China Shell Game Illustration by Greg Groesch/The Washington Times


America faces a serious, pervasive and anonymous threat to national security. A top Pentagon official recently called it the “biggest concern [and] weakest link” in U.S. defense procurement. U.S. law enforcement and intelligence agencies are routinely stumped by it.

And in the Treasury Department’s most recent strategy for combating terrorist and other illicit financing, it is identified as the top vulnerability in the U.S. financial system and an immediate priority for action.
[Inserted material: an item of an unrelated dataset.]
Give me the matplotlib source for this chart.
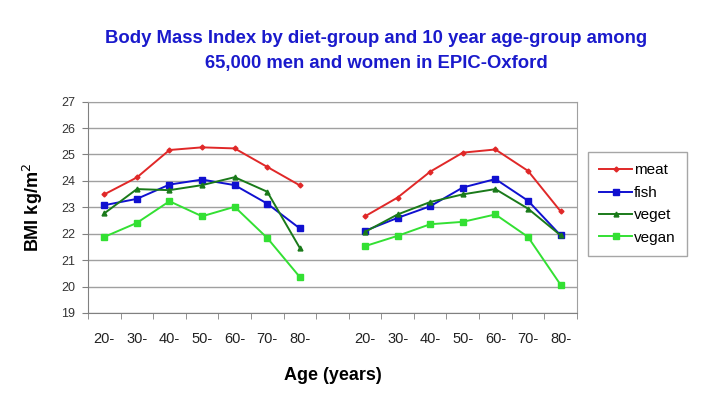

What is this mysterious new threat? In fact, it is a basic money laundering loophole that we have known about for decades: The ability to own and control U.S. shell companies without having to disclose their true ownership.

Drug cartels, terrorists, kleptocrats and everyday fraudsters have long exploited this loophole to facilitate activities that undermine America’s security and prosperity. For example, U.S. shell companies are used for money laundering in transnational corruption cases more often than those of any other country — including notorious tax havens such as Switzerland or the Cayman Islands.

Indeed, experts have sandwiched the United States between those two countries as one of the worst financial secrecy jurisdictions in the world. Yet, in all 50 U.S. states, more personal information is required to obtain a library card than to create a shell company.

But the problem assumes a new urgency as U.S. policymakers contemplate a protracted struggle with China. Indeed, it is astonishing that this vulnerability has yet to be addressed in that context, as shell companies routinely play a key role in facilitating espionage, intellectual property theft, cyberattacks, and sanctions evasion by CCP officials and their proxies.

Opaque corporate networks also propel the broader wave of crime and corruption emanating from China as a byproduct of Communist misrule, including the illegal opioid trade, human trafficking and counterfeit goods. And China’s most prominent political families hypocritically rely on shell companies to conceal their vast private wealth overseas.